Reproduce the full listing below unchanged, apart from the pictures.
-- Start of GIVEN INFORMATION --
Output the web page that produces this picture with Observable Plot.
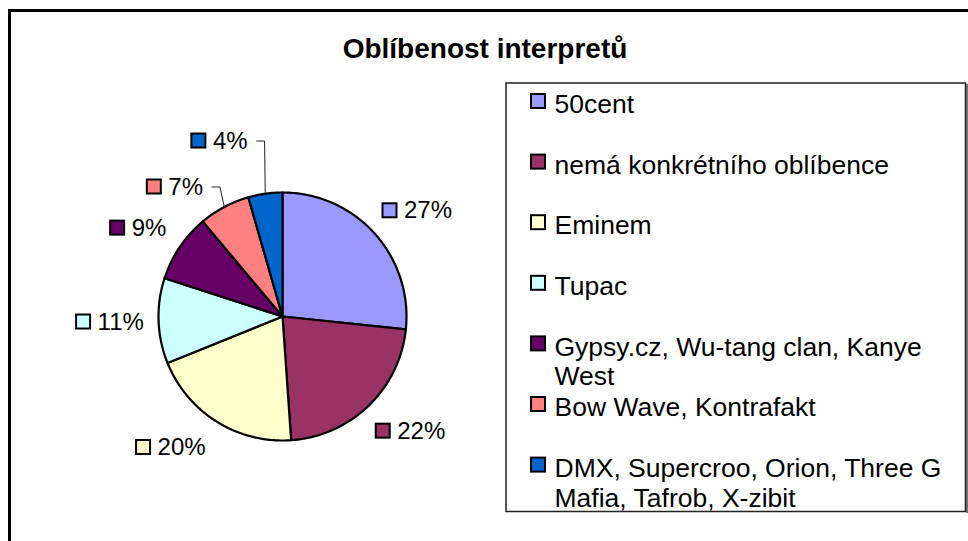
<!DOCTYPE html>
<html><head><meta charset="utf-8">
<script src="https://cdn.jsdelivr.net/npm/d3@7"></script>
<script src="https://cdn.jsdelivr.net/npm/@observablehq/plot@0.6"></script>
<style>html,body{margin:0;padding:0;background:#fff;} svg{display:block}</style>
</head><body><div id="chart"></div>
<script>
// ---- data ----
const title = "Oblíbenost interpretů";
const categories = [
  "50cent",
  "nemá konkrétního oblíbence",
  "Eminem",
  "Tupac",
  "Gypsy.cz, Wu-tang clan, Kanye West",
  "Bow Wave, Kontrafakt",
  "DMX, Supercroo, Orion, Three G Mafia, Tafrob, X-zibit"
];
const counts = [12, 10, 9, 5, 4, 3, 2];
const colors = ["#9999FF", "#993366", "#FFFFCC", "#CCFFFF", "#660066", "#FF8080", "#0066CC"];

// ---- layout ----
const W = 968, H = 541;
const cx = 282, cy = 316, R = 124;
const labelDist = 146;
const FONT = '"Liberation Sans", Arial, sans-serif';
const pctSize = 24, legendSize = 26.5, titleSize = 28;
const labelNudge = {1: [2, 1], 2: [-16, -3], 3: [9, 0], 5: [-26, 10], 6: [-39, -19]};
const leaderIdx = new Set([5, 6]);
const legendTop = 101, legendStep = 60.6, legendKeyX = 531, legendTextX = 554;

const total = d3.sum(counts);
const arcs = d3.pie().sort(null).value(d => d)(counts);
const pt = (a, r) => [cx + r * Math.sin(a), cy - r * Math.cos(a)];

// wedges
const wedgePts = [];
arcs.forEach((a, i) => {
  const n = Math.max(4, Math.ceil((a.endAngle - a.startAngle) / (Math.PI / 180)));
  wedgePts.push({cat: categories[i], x: cx, y: cy});
  for (let k = 0; k <= n; k++) {
    const [x, y] = pt(a.startAngle + (a.endAngle - a.startAngle) * k / n, R);
    wedgePts.push({cat: categories[i], x, y});
  }
  wedgePts.push({cat: categories[i], x: cx, y: cy});
});

// percentage labels
const charW = c => c === "%" ? 0.889 : 0.556;
const labels = arcs.map((a, i) => {
  const text = Math.round(counts[i] / total * 100) + "%";
  const tw = [...text].reduce((s, c) => s + charW(c), 0) * pctSize;
  const gw = 16 + 6 + tw, gh = 24;
  const mid = (a.startAngle + a.endAngle) / 2;
  const [ax, ay] = pt(mid, labelDist);
  const nd = labelNudge[i] || [0, 0];
  const gx = ax + gw / 2 * Math.sin(mid) + nd[0];
  const gy = ay - gh / 2 * Math.cos(mid) + nd[1];
  const left = gx - gw / 2;
  return {cat: categories[i], text, mid, gy, keyX1: left + 1, keyX2: left + 15, textX: left + 22, textR: left + gw, leader: leaderIdx.has(i)};
});
const leaders = [];
labels.filter(d => d.leader).forEach(d => {
  const [ex, ey] = pt(d.mid, R);
  leaders.push({cat: d.cat, x: d.textR + 9, y: d.gy});
  leaders.push({cat: d.cat, x: d.textR + 17, y: d.gy});
  leaders.push({cat: d.cat, x: ex, y: ey});
});

// legend
const legend = categories.map((c, i) => ({cat: c, y: legendTop + legendStep * i}));

const chart = Plot.plot({
  width: W, height: H,
  margin: 0,
  x: {domain: [0, W], range: [0, W], axis: null},
  y: {domain: [0, H], range: [0, H], axis: null},
  color: {domain: categories, range: colors},
  style: {fontFamily: FONT, background: "white", color: "black"},
  marks: [
    // outer chart border (left & top visible)
    Plot.ruleX([9], {y1: 9, y2: H, stroke: "black", strokeWidth: 3}),
    Plot.ruleY([10], {x1: 8, x2: W, stroke: "black", strokeWidth: 3}),
    // title
    Plot.text([title], {x: () => 484.5, y: () => 49, text: d => d, fontSize: titleSize, fontWeight: "bold", fill: "black"}),
    // pie
    Plot.line(wedgePts, {x: "x", y: "y", z: "cat", fill: "cat", stroke: "black", strokeWidth: 2.2, strokeLinejoin: "round"}),
    // leader lines
    Plot.line(leaders, {x: "x", y: "y", z: "cat", stroke: "#222", strokeWidth: 1}),
    // percentage labels
    Plot.rect(labels, {x1: "keyX1", x2: "keyX2", y1: d => d.gy - 7, y2: d => d.gy + 7, fill: "cat", stroke: "black", strokeWidth: 2}),
    Plot.text(labels, {x: "textX", y: "gy", text: "text", textAnchor: "start", fontSize: pctSize, fill: "black"}),
    // legend box
    Plot.ruleX([966.5], {y1: 84, y2: 513, stroke: "#777", strokeWidth: 2}),
    Plot.rect([0], {x1: () => 506, x2: () => 965.5, y1: () => 83, y2: () => 511.5, fill: "none", stroke: "#222", strokeWidth: 1.5}),
    Plot.rect(legend, {x1: () => legendKeyX, x2: () => legendKeyX + 14, y1: d => d.y - 7, y2: d => d.y + 7, fill: "cat", stroke: "black", strokeWidth: 2}),
    Plot.text(legend, {x: () => legendTextX, y: d => d.y - 0.352 * legendSize, text: "cat", textAnchor: "start", lineAnchor: "top", lineWidth: 16.2, lineHeight: 1.12, fontSize: legendSize, fill: "black"})
  ]
});
document.getElementById("chart").appendChild(chart);
</script>
</body></html>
-- End of GIVEN INFORMATION --
SOLUTION FOR THIS PROBLEM:
Output the web page that produces this picture with Observable Plot.
<!DOCTYPE html>
<html><head><meta charset="utf-8">
<script src="https://cdn.jsdelivr.net/npm/d3@7"></script>
<script src="https://cdn.jsdelivr.net/npm/@observablehq/plot@0.6"></script>
<style>html,body{margin:0;padding:0;background:#fff;} svg{display:block}</style>
</head><body><div id="chart"></div>
<script>
// ---- data ----
const title = "Oblíbenost interpretů";
const categories = [
  "50cent",
  "nemá konkrétního oblíbence",
  "Eminem",
  "Tupac",
  "Gypsy.cz, Wu-tang clan, Kanye West",
  "Bow Wave, Kontrafakt",
  "DMX, Supercroo, Orion, Three G Mafia, Tafrob, X-zibit"
];
const counts = [12, 10, 9, 5, 4, 3, 2];
const colors = ["#9999FF", "#993366", "#FFFFCC", "#CCFFFF", "#660066", "#FF8080", "#0066CC"];

// ---- layout ----
const W = 968, H = 541;
const cx = 282, cy = 316, R = 124;
const labelDist = 146;
const FONT = '"Liberation Sans", Arial, sans-serif';
const pctSize = 24, legendSize = 26.5, titleSize = 28;
const labelNudge = {1: [2, 1], 2: [-16, -3], 3: [9, 0], 5: [-26, 10], 6: [-39, -19]};
const leaderIdx = new Set([5, 6]);
const legendTop = 101, legendStep = 60.6, legendKeyX = 531, legendTextX = 554;

const total = d3.sum(counts);
const arcs = d3.pie().sort(null).value(d => d)(counts);
const pt = (a, r) => [cx + r * Math.sin(a), cy - r * Math.cos(a)];

// wedges
const wedgePts = [];
arcs.forEach((a, i) => {
  const n = Math.max(4, Math.ceil((a.endAngle - a.startAngle) / (Math.PI / 180)));
  wedgePts.push({cat: categories[i], x: cx, y: cy});
  for (let k = 0; k <= n; k++) {
    const [x, y] = pt(a.startAngle + (a.endAngle - a.startAngle) * k / n, R);
    wedgePts.push({cat: categories[i], x, y});
  }
  wedgePts.push({cat: categories[i], x: cx, y: cy});
});

// percentage labels
const charW = c => c === "%" ? 0.889 : 0.556;
const labels = arcs.map((a, i) => {
  const text = Math.round(counts[i] / total * 100) + "%";
  const tw = [...text].reduce((s, c) => s + charW(c), 0) * pctSize;
  const gw = 16 + 6 + tw, gh = 24;
  const mid = (a.startAngle + a.endAngle) / 2;
  const [ax, ay] = pt(mid, labelDist);
  const nd = labelNudge[i] || [0, 0];
  const gx = ax + gw / 2 * Math.sin(mid) + nd[0];
  const gy = ay - gh / 2 * Math.cos(mid) + nd[1];
  const left = gx - gw / 2;
  return {cat: categories[i], text, mid, gy, keyX1: left + 1, keyX2: left + 15, textX: left + 22, textR: left + gw, leader: leaderIdx.has(i)};
});
const leaders = [];
labels.filter(d => d.leader).forEach(d => {
  const [ex, ey] = pt(d.mid, R);
  leaders.push({cat: d.cat, x: d.textR + 9, y: d.gy});
  leaders.push({cat: d.cat, x: d.textR + 17, y: d.gy});
  leaders.push({cat: d.cat, x: ex, y: ey});
});

// legend
const legend = categories.map((c, i) => ({cat: c, y: legendTop + legendStep * i}));

const chart = Plot.plot({
  width: W, height: H,
  margin: 0,
  x: {domain: [0, W], range: [0, W], axis: null},
  y: {domain: [0, H], range: [0, H], axis: null},
  color: {domain: categories, range: colors},
  style: {fontFamily: FONT, background: "white", color: "black"},
  marks: [
    // outer chart border (left & top visible)
    Plot.ruleX([9], {y1: 9, y2: H, stroke: "black", strokeWidth: 3}),
    Plot.ruleY([10], {x1: 8, x2: W, stroke: "black", strokeWidth: 3}),
    // title
    Plot.text([title], {x: () => 484.5, y: () => 49, text: d => d, fontSize: titleSize, fontWeight: "bold", fill: "black"}),
    // pie
    Plot.line(wedgePts, {x: "x", y: "y", z: "cat", fill: "cat", stroke: "black", strokeWidth: 2.2, strokeLinejoin: "round"}),
    // leader lines
    Plot.line(leaders, {x: "x", y: "y", z: "cat", stroke: "#222", strokeWidth: 1}),
    // percentage labels
    Plot.rect(labels, {x1: "keyX1", x2: "keyX2", y1: d => d.gy - 7, y2: d => d.gy + 7, fill: "cat", stroke: "black", strokeWidth: 2}),
    Plot.text(labels, {x: "textX", y: "gy", text: "text", textAnchor: "start", fontSize: pctSize, fill: "black"}),
    // legend box
    Plot.ruleX([966.5], {y1: 84, y2: 513, stroke: "#777", strokeWidth: 2}),
    Plot.rect([0], {x1: () => 506, x2: () => 965.5, y1: () => 83, y2: () => 511.5, fill: "none", stroke: "#222", strokeWidth: 1.5}),
    Plot.rect(legend, {x1: () => legendKeyX, x2: () => legendKeyX + 14, y1: d => d.y - 7, y2: d => d.y + 7, fill: "cat", stroke: "black", strokeWidth: 2}),
    Plot.text(legend, {x: () => legendTextX, y: d => d.y - 0.352 * legendSize, text: "cat", textAnchor: "start", lineAnchor: "top", lineWidth: 16.2, lineHeight: 1.12, fontSize: legendSize, fill: "black"})
  ]
});
document.getElementById("chart").appendChild(chart);
</script>
</body></html>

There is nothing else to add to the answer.